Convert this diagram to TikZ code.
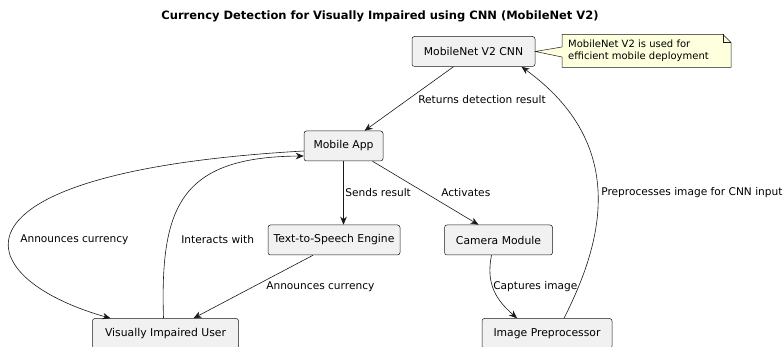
\documentclass[tikz,border=0pt]{standalone}
\usepackage{fontspec}
\setmainfont{DejaVu Sans}
\usetikzlibrary{arrows.meta}
\definecolor{boxfill}{HTML}{F1F1F1}
\definecolor{linec}{HTML}{181818}
\definecolor{notefill}{HTML}{FEFFDD}
\begin{document}
\begin{tikzpicture}[x=1pt,y=1pt,
  box/.style={draw=linec, fill=boxfill, rounded corners=2.5pt, line width=0.5pt, minimum height=30pt, inner sep=0pt, font=\fontsize{10.8}{12}\selectfont},
  conn/.style={draw=linec, line width=0.6pt, -{Stealth[length=8pt,width=6.5pt,inset=2.5pt]}},
  lbl/.style={anchor=west, inner sep=0pt, font=\fontsize{10.6}{12}\selectfont, text=black},
  notetext/.style={anchor=west, inner sep=0pt, align=left, font=\fontsize{10}{12}\selectfont}]
\useasboundingbox (0,0) rectangle (784,347);
\clip (0,0) rectangle (784,347);
\node[font=\bfseries\fontsize{11.5}{13}\selectfont] (title) at (380,331) {Currency Detection for Visually Impaired using CNN (MobileNet V2)};
\node[box, minimum width=123pt] (cnn) at (473.5,295.5) {MobileNet V2 CNN};
\node[box, minimum width=79pt] (app) at (343.5,201) {Mobile App};
\node[box, minimum width=132pt] (tts) at (334,107) {Text-to-Speech Engine};
\node[box, minimum width=108pt] (cam) at (498.5,107) {Camera Module};
\node[box, minimum width=146pt] (user) at (165.5,13.5) {Visually Impaired User};
\node[box, minimum width=130pt] (pre) at (547,13.5) {Image Preprocessor};
% note
\draw[draw=linec, fill=notefill, line width=0.5pt] (562,312.5) -- (723,312.5) -- (731,304.5) -- (731,279.5) -- (562,279.5) -- (562,290) -- (cnn.east) -- (562,300) -- cycle;
\draw[linec, line width=0.5pt] (723,312.5) -- (723,304.5) -- (731,304.5);
\node[notetext] (note) at (568,296) {MobileNet V2 is used for\\efficient mobile deployment};
% connectors
\draw[conn] ([xshift=-20pt]cnn.south) -- ([xshift=21pt]app.north) node[lbl, at={(418,247)}] {Returns detection result};
\draw[conn] (app.south) -- (app.south |- tts.north) node[lbl, at={(345,154)}] {Sends result};
\draw[conn] ([xshift=29pt]app.south) -- ([xshift=-20pt]cam.north) node[lbl, at={(441,154)}] {Activates};
\draw[conn] ([xshift=-7pt]cam.south) .. controls (485.5,62) and (497,46.5) .. ([xshift=-30pt]pre.north) node[lbl, at={(493,60)}] {Captures image};
\draw[conn] ([xshift=17pt]pre.north) .. controls (600,100) and (632,200) .. ([xshift=48pt]cnn.south) node[lbl, at={(601,154)}] {Preprocesses image for CNN input};
\draw[conn] ([xshift=-21pt]tts.south) -- ([xshift=28pt]user.north) node[lbl, at={(266,60)}] {Announces currency};
\draw[conn] ([xshift=-2pt]user.north) .. controls (160,140) and (180,190) .. ([yshift=-10pt]app.west) node[lbl, at={(181,107)}] {Interacts with};
\draw[conn] ([yshift=-5pt]app.west) .. controls (-65,175) and (-35,70) .. ([xshift=-55pt]user.north) node[lbl, at={(20,107)}] {Announces currency};
\end{tikzpicture}
\end{document}
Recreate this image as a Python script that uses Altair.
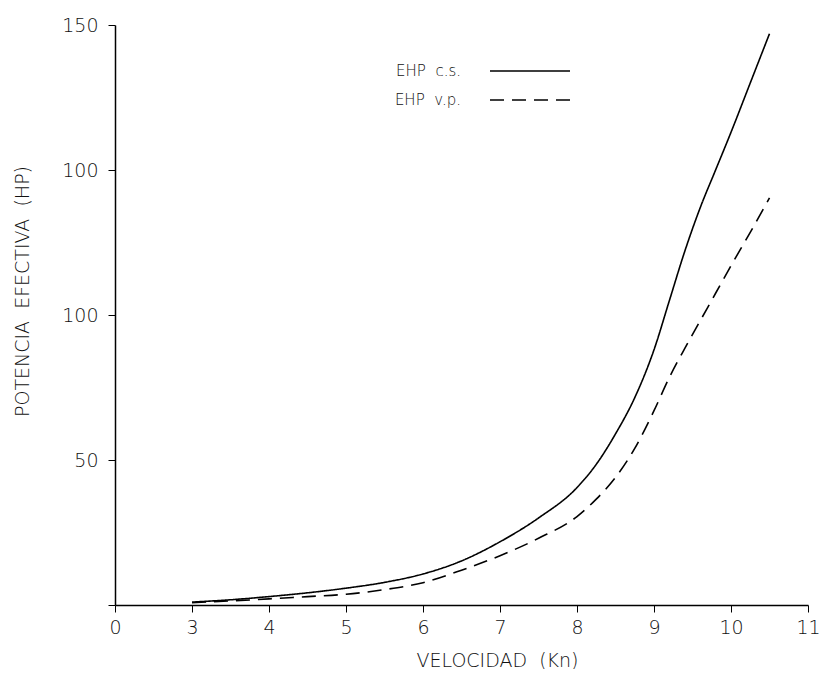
------------
DIRECTIVE: Search the entries for the word "this", then gather every line that has it.

THE ANSWER:
Convert this diagram to TikZ code.
Recreate this image as a Python script that uses Altair.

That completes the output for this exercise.